The COVID-19 pandemic has made it much harder for Black Americans to access mortgage credit, according to a new analysis of federal data, complicating efforts to narrow the racial wealth gap.
A report from Zillow
The gap between Black and white mortgage applicants grew considerably amid the COVID-19 pandemic, the report noted. In 2019, Black applicants were denied 74% more than white applicants.
Overall, nearly 20% of Black Americans who applied for a mortgage in 2020 were denied, representing the highest denial rate for any racial or ethnic group. In contrast, 10.7% of white applicants were denied a loan in that year.
Regionally, denial rates were higher in the South. The highest denial rate for Black applicants was in Mississippi, where 31% of these prospective borrowers were declined a loan, followed by Arkansas (26%) and South Carolina (25.8%).
“‘Policies and interventions that target the barriers keeping Black Americans from homeownership are keys to achieving housing equity.’”
The growing disparity in homeownership between Black and white Americans — at a time when most homeowners are seeing their wealth soar due to rising home values — underscores who the winners and losers are in today’s market, said Zillow economist Nicole Bachaud.

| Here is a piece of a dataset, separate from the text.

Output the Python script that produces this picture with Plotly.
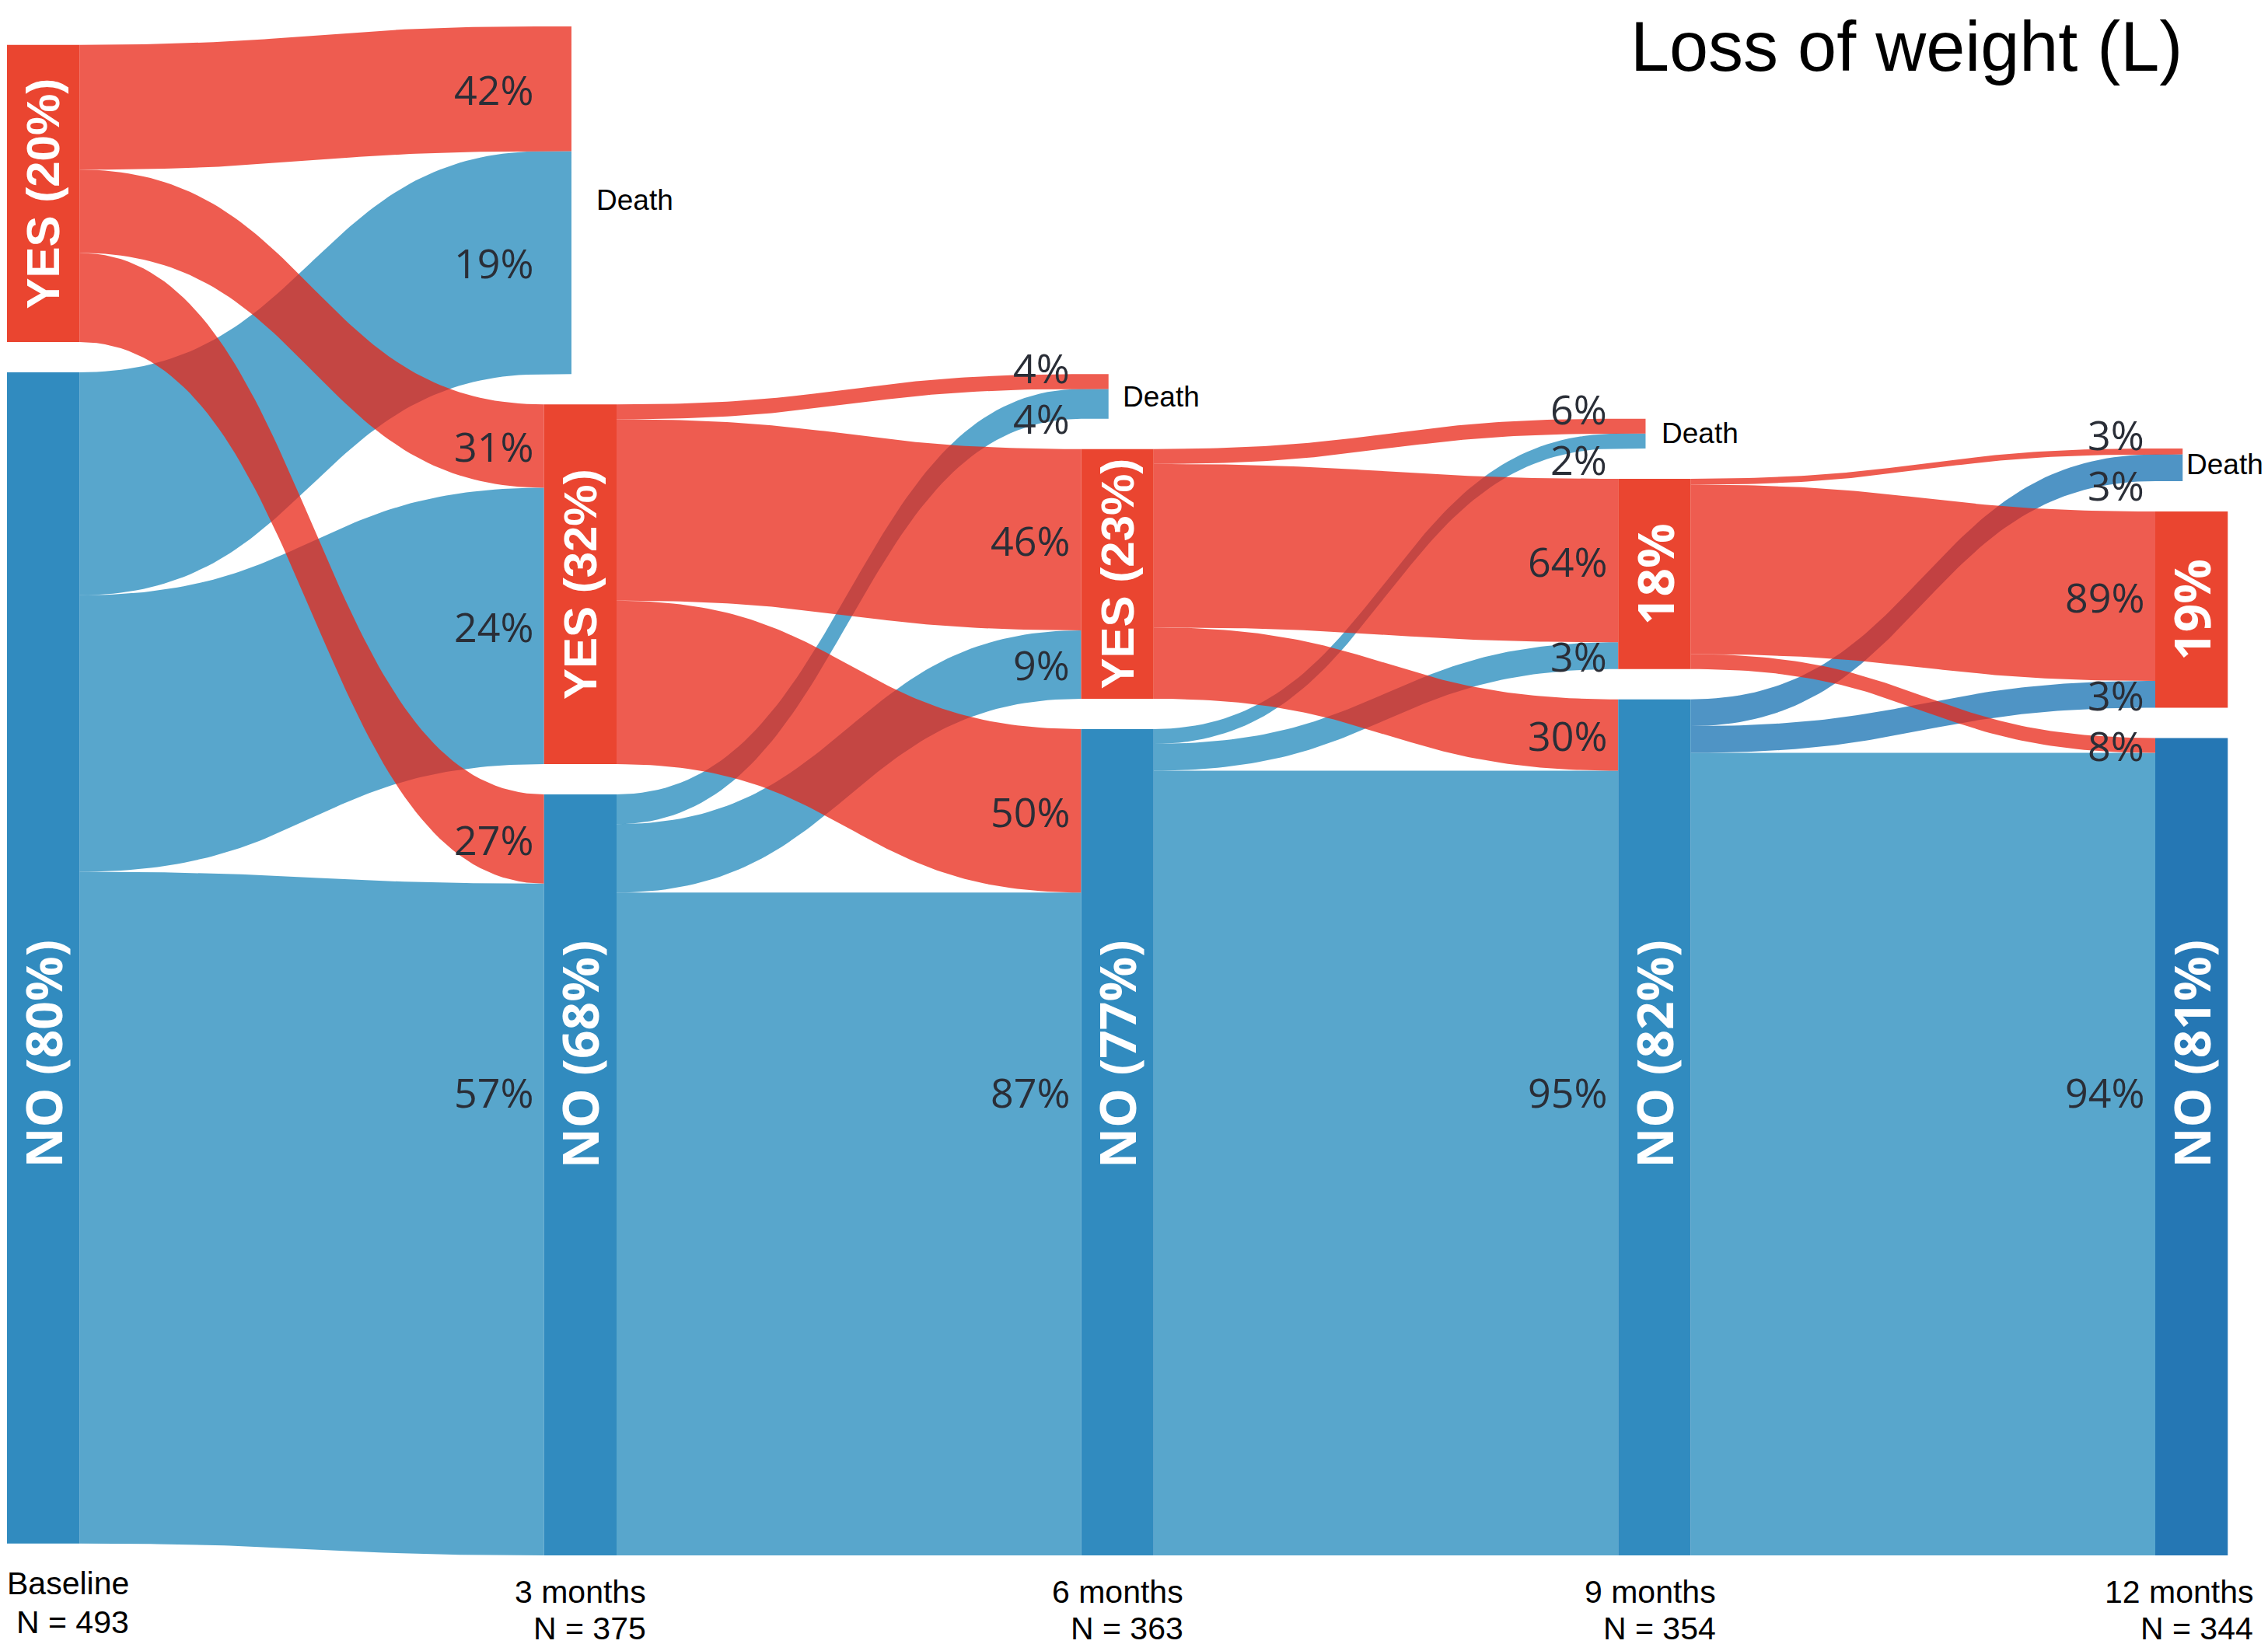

“While credit borrowers overall are stronger now than ever, the gap in credit access is growing along racial lines,” Bachaud said in the report. “Policies and interventions that target the barriers keeping Black Americans from homeownership are keys to achieving housing equity.”
The Black homeownership rate has rebounded to around 44% in recent quarters, after dropping as low as 40.6% in the second quarter of 2019, which represented the lowest level since the passage of the 1968 Fair Housing Act. Still, the Black homeownership rate remains well below the high watermark of 49.7% set back in 2004.
For Black applicants who were denied a mortgage, the most common reason recorded by mortgage lenders was having a poor or insufficient credit history. This accounted for over a third of all the denials reported, according to the housing data Zillow analyzed. As of 2019, around one in seven Black households were unbanked, meaning they did not have a bank account, according to data from the FDIC.
“A higher prevalence of nontraditional services (payday lenders, etc) and fewer traditional services (like banks) contributes to poor credit health of entire communities, particularly communities of color,” Bachaud wrote in the report.
Impact of recession and pandemic
Aside from issues related to financial access, Black households have also experienced a more substantial financial impact from the pandemic on average than their peers. Black households have been more likely to experience job or income loss due to COVID-19 and more likely to be behind on mortgage or rental payments.
That only added to the challenges Black Americans already faced in saving enough money to purchase a home stemming in part from a lack of generational wealth and a persistent racial wage gap. Previous research from Zillow found that it would take an additional decade for Black applicants to save the same size in a down payment as the national average.
What’s more, the decline in Black homeownership since 2012 is a reflection of the impact of the Great Recession. During the housing crisis, Black households faced foreclosure at twice the rate of their white neighbors, largely because Black homeowners were targeted with subprime loans, research shows.
Bottom line: The financial hit Black communities took because of the recession was larger than other groups, making it harder for them to recover.
Zillow’s analysis did contain one silver lining for Black Americans: Those who have purchased homes have enjoyed a faster rate of home-value growth. Black-owned homes grew in value at a rate that was 1.5 percentage points higher than the national average as of October.
Still, at the current pace, it would take over 22 years for Black-owned home values to reach the median home values nationwide.
The specter of systemic racism
Hovering over these figures generation after generation is the specter of systemic racism. “The sorting of workers in the United States into different jobs along the lines of race, ethnicity, and gender remains one of the most pervasive features of the U.S. labor market,” according to the Washington Center for Equitable Growth, a think tank based in Washington, D.C.
“Limiting the opportunities of workers from marginalized backgrounds maintains wage inequality, further limiting economic security, and constrains the potential of our economy,” it added.
Other research has shown how redlining policies of the past continue to affect Americans today. Following the Great Depression, a federal agency known as the Home Owners’ Loan Corporation was tasked with assessing the risk of real-estate investments nationwide. Color-coded maps were drawn up designating neighborhoods that where lending was deemed less risky.
However, those designations were largely predicated on the racial composition of these communities. Predominately Black neighborhoods were redlined, marking them as the most hazardous areas for mortgage lending.